# Material provided
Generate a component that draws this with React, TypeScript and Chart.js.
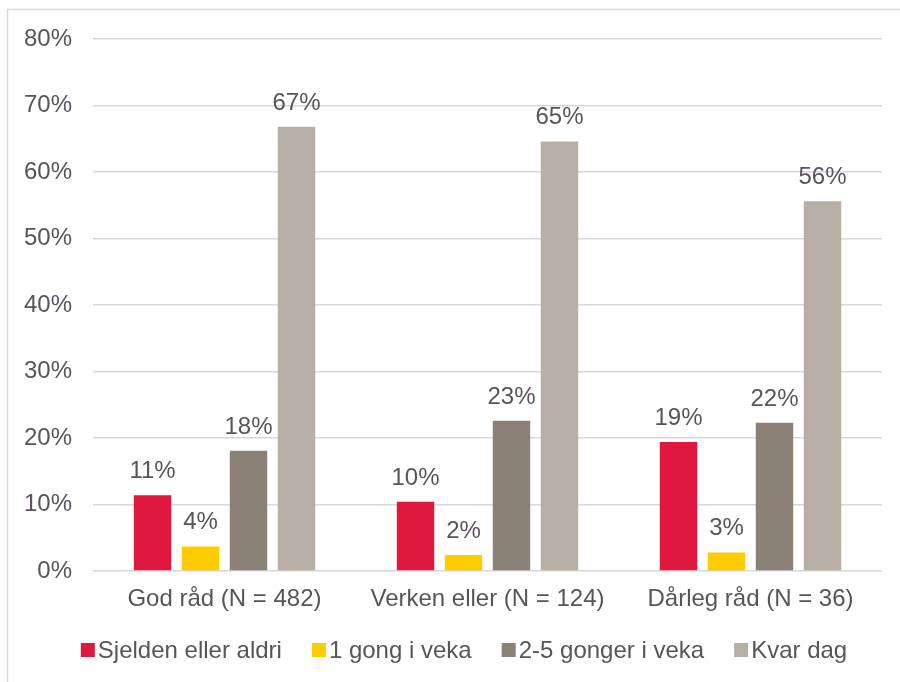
import React, { useEffect, useRef } from "react";
import { Chart, registerables } from "chart.js";

Chart.register(...registerables);

const categories = ["God råd (N = 482)", "Verken eller (N = 124)", "Dårleg råd (N = 36)"];
const seriesNames = ["Sjelden eller aldri", "1 gong i veka", "2-5 gonger i veka", "Kvar dag"];
const sjelden = [11.4, 10.4, 19.4];
const eingong = [3.7, 2.4, 2.8];
const toFem = [18.1, 22.6, 22.3];
const kvarDag = [66.8, 64.6, 55.6];
const seriesColors = ["#E0173F", "#FFCC00", "#8B8177", "#B7AEA5"];
const yTicks = [0, 10, 20, 30, 40, 50, 60, 70, 80];

const FONT = '"Liberation Sans", Arial, sans-serif';
const TEXT = "#5B525E";
const GRID = "#DAD5DA";

export default function App() {
  const ref = useRef<HTMLCanvasElement | null>(null);

  useEffect(() => {
    const canvas = ref.current;
    if (!canvas) return;

    const frame = {
      id: "frame",
      beforeDraw(chart: any) {
        const ctx = chart.ctx;
        ctx.save();
        ctx.fillStyle = "#ffffff";
        ctx.fillRect(0, 0, chart.width, chart.height);
        ctx.strokeStyle = "#D9D9D9";
        ctx.lineWidth = 1.5;
        ctx.beginPath();
        ctx.moveTo(7.5, chart.height);
        ctx.lineTo(7.5, 9.5);
        ctx.lineTo(chart.width, 9.5);
        ctx.stroke();
        ctx.restore();
      },
    };

    const labelsPlugin = {
      id: "valueLabels",
      afterDatasetsDraw(chart: any) {
        const ctx = chart.ctx;
        ctx.save();
        ctx.font = `24px ${FONT}`;
        ctx.fillStyle = TEXT;
        ctx.textAlign = "center";
        ctx.textBaseline = "alphabetic";
        chart.data.datasets.forEach((ds: any, i: number) => {
          const meta = chart.getDatasetMeta(i);
          meta.data.forEach((bar: any, j: number) => {
            const v = ds.data[j];
            ctx.fillText(Math.round(v) + "%", bar.x, bar.y - 17);
          });
        });
        ctx.restore();
      },
    };

    const legendPlugin = {
      id: "customLegend",
      afterDraw(chart: any) {
        const ctx = chart.ctx;
        ctx.save();
        ctx.font = `24px ${FONT}`;
        const box = 14;
        const gap = 3;
        const itemGap = 30;
        const widths = seriesNames.map((n) => ctx.measureText(n).width);
        const total =
          widths.reduce((a, w) => a + box + gap + w, 0) + itemGap * (seriesNames.length - 1);
        let x = 464 - total / 2;
        const yMid = 650;
        ctx.textBaseline = "middle";
        ctx.textAlign = "left";
        seriesNames.forEach((n, i) => {
          ctx.fillStyle = seriesColors[i];
          ctx.fillRect(x, yMid - box / 2, box, box);
          ctx.fillStyle = TEXT;
          ctx.fillText(n, x + box + gap, yMid + 1);
          x += box + gap + widths[i] + itemGap;
        });
        ctx.restore();
      },
    };

    const datasets = [sjelden, eingong, toFem, kvarDag].map((d, i) => ({
      label: seriesNames[i],
      data: d,
      backgroundColor: seriesColors[i],
      borderWidth: 0,
      categoryPercentage: 0.73,
      barPercentage: 0.78,
    }));

    const chart = new Chart(canvas, {
      type: "bar",
      data: { labels: categories, datasets },
      plugins: [frame, labelsPlugin, legendPlugin],
      options: {
        responsive: false,
        animation: false,
        devicePixelRatio: 1,
        layout: { padding: { left: 0, top: 39, right: 18, bottom: 0 } },
        plugins: {
          legend: { display: false },
          tooltip: { enabled: false },
        },
        scales: {
          x: {
            grid: { display: false, drawTicks: false },
            border: { display: false },
            ticks: {
              color: TEXT,
              font: { family: FONT, size: 24 },
              padding: 14,
              maxRotation: 0,
              autoSkip: false,
            },
            afterFit(scale: any) {
              scale.height = 111;
            },
          },
          y: {
            min: 0,
            max: 80,
            afterBuildTicks(scale: any) {
              scale.ticks = yTicks.map((v) => ({ value: v }));
            },
            grid: { color: GRID, lineWidth: 1.5, drawTicks: false },
            border: { display: false },
            ticks: {
              color: TEXT,
              font: { family: FONT, size: 24 },
              padding: 21,
              callback: (v: any) => v + "%",
            },
            afterFit(scale: any) {
              scale.width = 93;
            },
          },
        },
      },
    });

    return () => chart.destroy();
  }, []);

  return (
    <div style={{ position: "absolute", left: 0, top: 0, width: 900, height: 682, background: "#fff" }}>
      <canvas ref={ref} width={900} height={682} style={{ display: "block", width: 900, height: 682 }} />
    </div>
  );
}
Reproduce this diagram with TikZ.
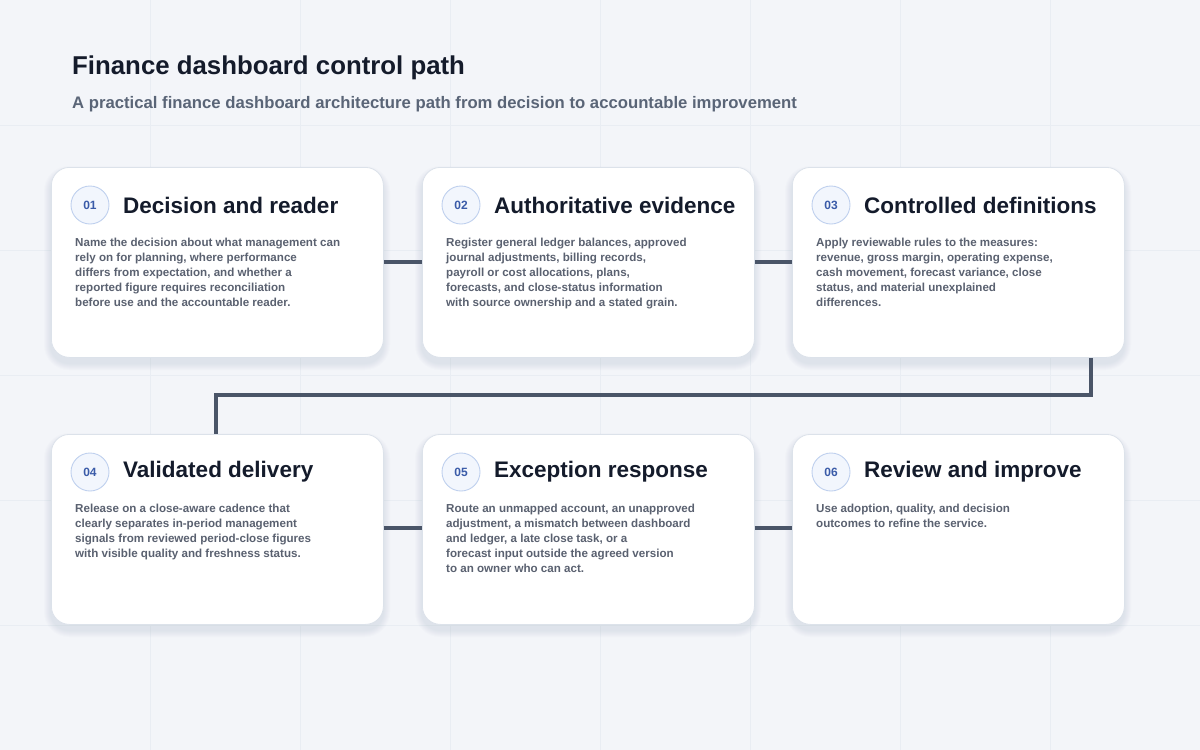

# Set task
How many of the lines above include the word "React"? Respond with the number alone.

# Answer for this exercise
2